Mother’s Day 1999…the day my life fell apart. He woke me up and said his chest was hurting. We called an ambulance and I called his manager to see if he and his wife could watch our boys. The paramedics told me to get to the hospital right away after I told them I was waiting for someone to come and get our small children. I didn’t see him again until after he died.
What Not To Say
Losing a spouse is terrible. Such an obvious statement, I know. Losing a spouse when you’re young is a unique kind of grief, I think. Rick and I were together 5 years. He was 35 years old when he passed away and I was 25. Michael was 2 1/2 and Nick was 6 months old.
People actually told me, “Don’t worry, you’re young, you’ll find someone else and remarry.” Let me give you some advice: Don’t say that to someone who just lost their spouse. It doesn’t help. I had already chosen my person, I didn’t want to find someone else. Telling me it was God’s will was also not helpful to me. I didn’t need any help being angry at the world for our loss.

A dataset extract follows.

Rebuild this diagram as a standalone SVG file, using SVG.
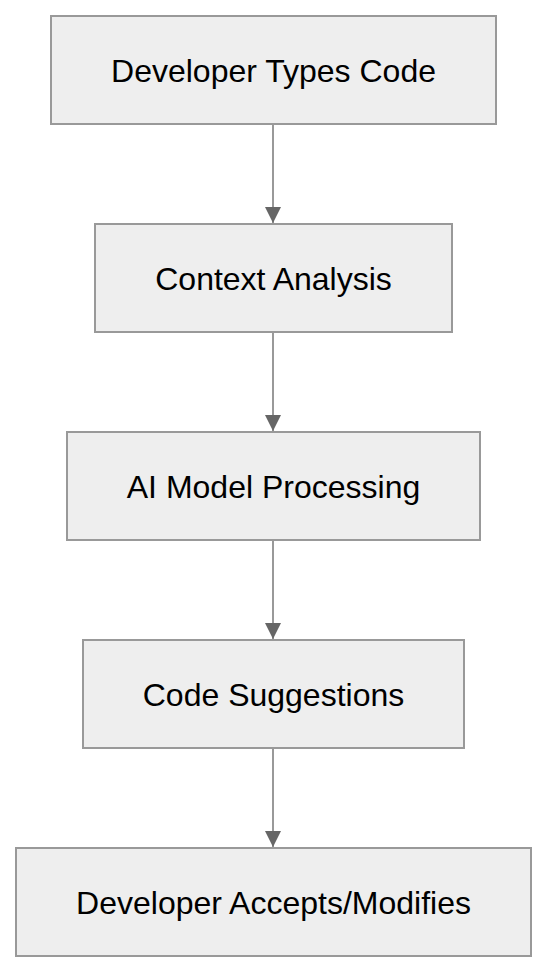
<svg xmlns="http://www.w3.org/2000/svg" width="546" height="972" viewBox="0 0 546 972">
<style>
.box{fill:#eeeeee;stroke:#999999;stroke-width:2}
.lbl{font-family:"Liberation Sans",Arial,sans-serif;font-size:32px;fill:#000;text-anchor:middle}
.edge{stroke:#999999;stroke-width:2;fill:none}
</style>
<defs>
<marker id="ah" markerUnits="userSpaceOnUse" markerWidth="16" markerHeight="16" refX="16" refY="8" orient="auto">
<path d="M0,0 L16,8 L0,16 Z" fill="#666666"/>
</marker>
</defs>
<rect width="546" height="972" fill="#ffffff"/>
<g id="connectors">
<line class="edge" x1="273" y1="124" x2="273" y2="223" marker-end="url(#ah)"/>
<line class="edge" x1="273" y1="332" x2="273" y2="431" marker-end="url(#ah)"/>
<line class="edge" x1="273" y1="540" x2="273" y2="639" marker-end="url(#ah)"/>
<line class="edge" x1="273" y1="748" x2="273" y2="847" marker-end="url(#ah)"/>
</g>
<g id="n1"><rect class="box" x="51" y="16" width="445" height="108"/><text class="lbl" x="273.5" y="81.5">Developer Types Code</text></g>
<g id="n2"><rect class="box" x="95" y="224" width="357" height="108"/><text class="lbl" x="273.5" y="289.5">Context Analysis</text></g>
<g id="n3"><rect class="box" x="67" y="432" width="413" height="108"/><text class="lbl" x="273.5" y="497.5">AI Model Processing</text></g>
<g id="n4"><rect class="box" x="83" y="640" width="381" height="108"/><text class="lbl" x="273.5" y="705.5">Code Suggestions</text></g>
<g id="n5"><rect class="box" x="16" y="848" width="515" height="108"/><text class="lbl" x="273.5" y="913.5">Developer Accepts/Modifies</text></g>
</svg>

I can’t imagine losing someone after being married for 30 or 40 years. They have a lifetime of memories and routines and shared stories. Losing someone early on in a relationship though, you lose out on possibilities and shared dreams. You’re suddenly celebrating alone when your kids do something great like scoring their first lacrosse goal, or getting accepted to that fancy private college, college graduations, scoring their first jobs after graduating, buying their first homes or moving out of state.
Losing a spouse when you have kids is another hurdle in the grief process. I hate the fact that my boys didn’t get the opportunity to know their father but honestly, I don’t think I would have survived losing Rick if I didn’t have my kids to focus on. You don’t have a choice about getting up out of bed in the morning and putting one foot in front of the other and trudging on with life when you have two little ones depending on you.
It was not an easy path raising my boys without Rick. I was fortunate to have a great village to help me along the way though. I am incredibly blessed to have great kids who have grown up to be great adults, who are incredibly patient and generous with their helicopter-mom. They put up with me and my constant need for pictures (because smart phones weren’t a thing when Rick was alive and I sooo wish I had more pictures of him.) Single parents, regardless of how you became one, are ALWAYS the bad guy but fortunately our grown up relationship seems to have survived any missteps I made along the way.
Another great blessing, at least most of the time, is the fact that both Michael and Nick in their own way remind me so much of Rick at times. Sometimes that’s not a good thing, lol, but most of the time it’s a gift I treasure. It might be just a look they give me. Sometimes it’s one of them knowing darn well he’s driving me crazy but he can follow it up with a a little mischievous grin and he’s forgiven and he knows it. And sometimes it’s just a tilt of the head and they look so much like Rick at that moment that it can take my breath away.
What’s the point of this blog post? I’m not sure. As each year passes, I think to myself, one year May 9th and Mother’s Day (because that’s an extra perk of someone dying on a holiday that changes dates every year-you think about it twice most years) is going to come and go and it’s not going to be a day where I’m extra emotional. 24 years later, I’ve come to the realization that’s probably not true. If I’m honest, I probably don’t want it to be true. There are so many little things I find myself trying to remember about him that I struggle with now. May 9th or our anniversary passing as just another day might be the biggest gut punch of all.